There is very little motorised traffic to mask the sounds of nature and local architecture in the form of timber houses built by villagers themselves is well suited to the tropics before the era of air-conditioning.

Residents use well water (though visitors consume water brought from the mainland), and diesel generators are the primary source of power (or in the more experimental present, solar panels and biodiesel generators).

As our nation matures, we need to acknowledge the continuance of the past in our present. Beyond merely documenting cuisine, cooking techniques, "traditional" customs or "dying" trades, the nationwide survey on Singapore's cultural heritage must study how the national narrative of progress has encompassed the lives of Singaporeans over the years. This would include recognising the significance of our cultural loss.

As we sow the seeds for our future, it is critical not to underestimate the value of such self-understanding.

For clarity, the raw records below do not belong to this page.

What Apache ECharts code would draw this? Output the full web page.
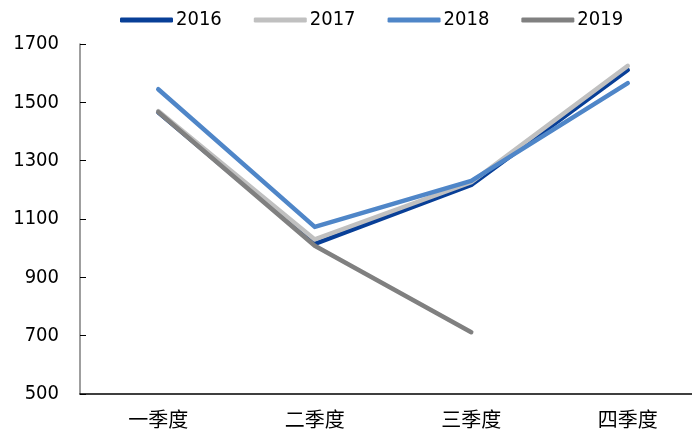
<!DOCTYPE html>
<html>
<head>
<meta charset="utf-8">
<script src="https://cdn.jsdelivr.net/npm/echarts@6/dist/echarts.min.js"></script>
<style>html,body{margin:0;padding:0;background:#fff;}#c{width:692px;height:436px;}</style>
</head>
<body>
<div id="c"></div>
<script>
var categories = ['一季度', '二季度', '三季度', '四季度'];
var seriesNames = ['2016', '2017', '2018', '2019'];
var s2016 = [1466, 1015, 1217, 1611];
var s2017 = [1470, 1030, 1226, 1625];
var s2018 = [1545, 1073, 1231, 1566];
var s2019 = [1467, 1008, 712, null];
var yTicks = [500, 700, 900, 1100, 1300, 1500, 1700];
var colors = ['#083f97', '#c0c0c0', '#4f86c8', '#808080'];

var dataList = [s2016, s2017, s2018, s2019];
var numFont = '"DejaVu Sans Condensed", "DejaVu Sans", sans-serif';
var chart = echarts.init(document.getElementById('c'));
chart.setOption({
  animation: false,
  color: colors,
  legend: {
    top: 5,
    left: 115,
    icon: 'roundRect',
    itemWidth: 53,
    itemHeight: 5,
    itemGap: 32,
    textStyle: { fontFamily: numFont, fontSize: 20, color: '#000', padding: [0, 0, 0, -2] },
    data: seriesNames
  },
  grid: { left: 80, right: -14, top: 44, bottom: 42, containLabel: false, outerBoundsMode: 'none' },
  xAxis: {
    type: 'category',
    data: categories,
    boundaryGap: true,
    axisLine: { lineStyle: { color: '#000', width: 1.5 } },
    axisTick: { inside: true, length: 6, lineStyle: { color: '#000' } },
    axisLabel: { fontFamily: '"Noto Sans CJK SC", sans-serif', fontSize: 20, color: '#000', margin: 15 }
  },
  yAxis: {
    type: 'value',
    min: yTicks[0],
    max: yTicks[yTicks.length - 1],
    interval: 200,
    splitLine: { show: false },
    axisLine: { show: true, lineStyle: { color: '#7f7f7f', width: 1.5 } },
    axisTick: { show: true, inside: true, length: 6, lineStyle: { color: '#000' } },
    axisLabel: { fontFamily: numFont, fontSize: 20, color: '#000', margin: 21, formatter: function (v) { return String(v); } }
  },
  series: seriesNames.map(function (n, i) {
    return {
      name: n,
      type: 'line',
      data: dataList[i],
      showSymbol: false,
      symbol: 'none',
      lineStyle: { width: 4.5, cap: 'round', join: 'round', color: colors[i] },
      itemStyle: { color: colors[i] }
    };
  })
});
</script>
</body>
</html>
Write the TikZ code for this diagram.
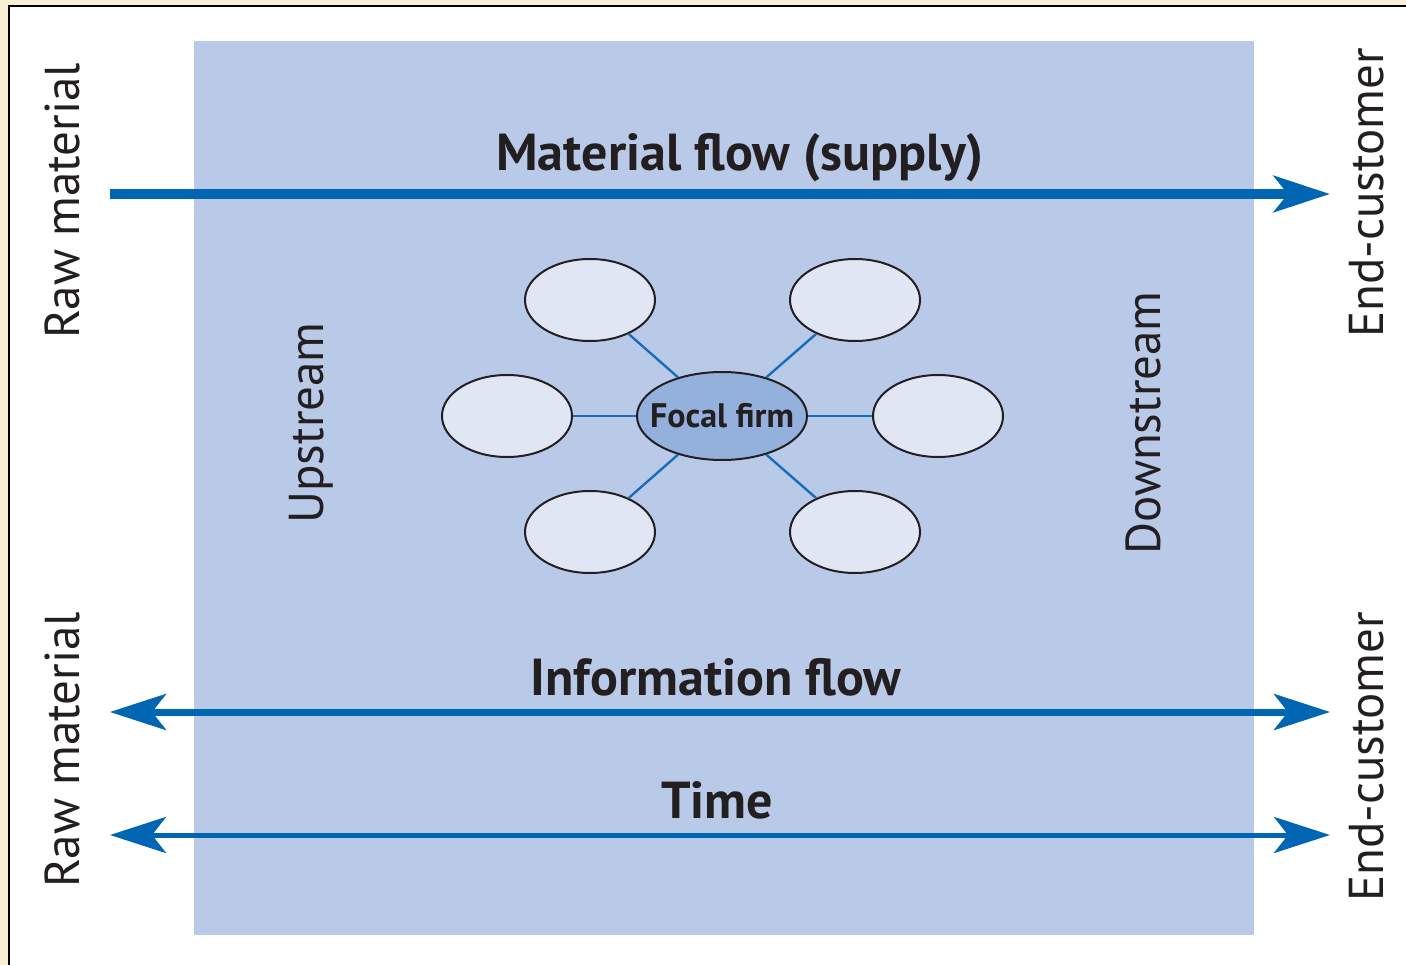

Discussions over Pulau Ubin's future are closely tied to the larger question of how we understand ourselves and the role we play in shaping our own future.

Is ours a root-less future without any consideration of our proud past, or is it a future arising from a shared history?

Ubin presents a wonderful opportunity for Singaporeans to be involved in shaping a way forward that considers our cultural heritage. We would be wise to take it.

Jean Chia is an anthropologist and member of the Singapore Heritage Society, where Chua Ai Lin is president.